Why so much confusion? Why the need to find "gay" victims, even when it endangers a man already on death row?
Emotion makes discussion difficult. People asking what the evidence really is are likely to be called "apologists for Iran". Britain's slammed asylum door indeed breeds desperation. It's crucial to remember, though, that the reason asylum authorities seek pretexts to reject gay Muslims isn't "Iranian propaganda": it's home-grown propaganda stoking fears of Muslim immigration. Activists must combat racism in Britain, not just repression in Iran.
The most cogent answer, though, shows the failure at the heart of Britain's policies on asylum - and torture. Home Office minister Lord West said of Mehdi: "We are not aware of any individual who has been executed in Iran in recent years solely on the grounds of homosexuality. And we don't consider there was systematic persecution of gay men in Iran."
In other words: no execution, no persecution. If you aren't dead, you're OK. This is a disastrous evasion of the UK's responsibilities under international law.
Human Rights Watch has shown how Britain tries to redefine its obligations on torture, so it can send people back to states where they face grave risk. Usually it happens in the context of counterterrorism. But with gay Iranians, too, the government aims to change the rules, denying that legal torture is "persecution".

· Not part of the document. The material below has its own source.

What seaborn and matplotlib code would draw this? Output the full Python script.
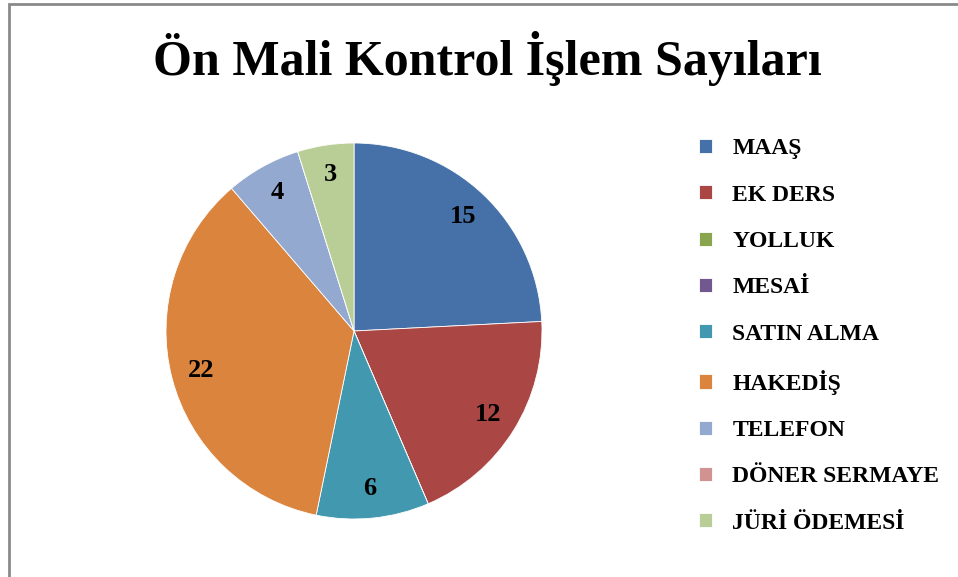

The UK should recognise - as the Netherlands has done - that with a law prescribing death or torture for gay Iranians, they need not demonstrate the details of past persecution. Lift the burden of proof from Mehdi and his gay compatriots. End the threat of deportation.
Activists, though, must avoid playing the government's torturous game. Don't let the Home Office define torture down till a corpse on a gallows is the only proof that counts. Hold Britain to its real obligations. Otherwise, it will remain complicit in persecution.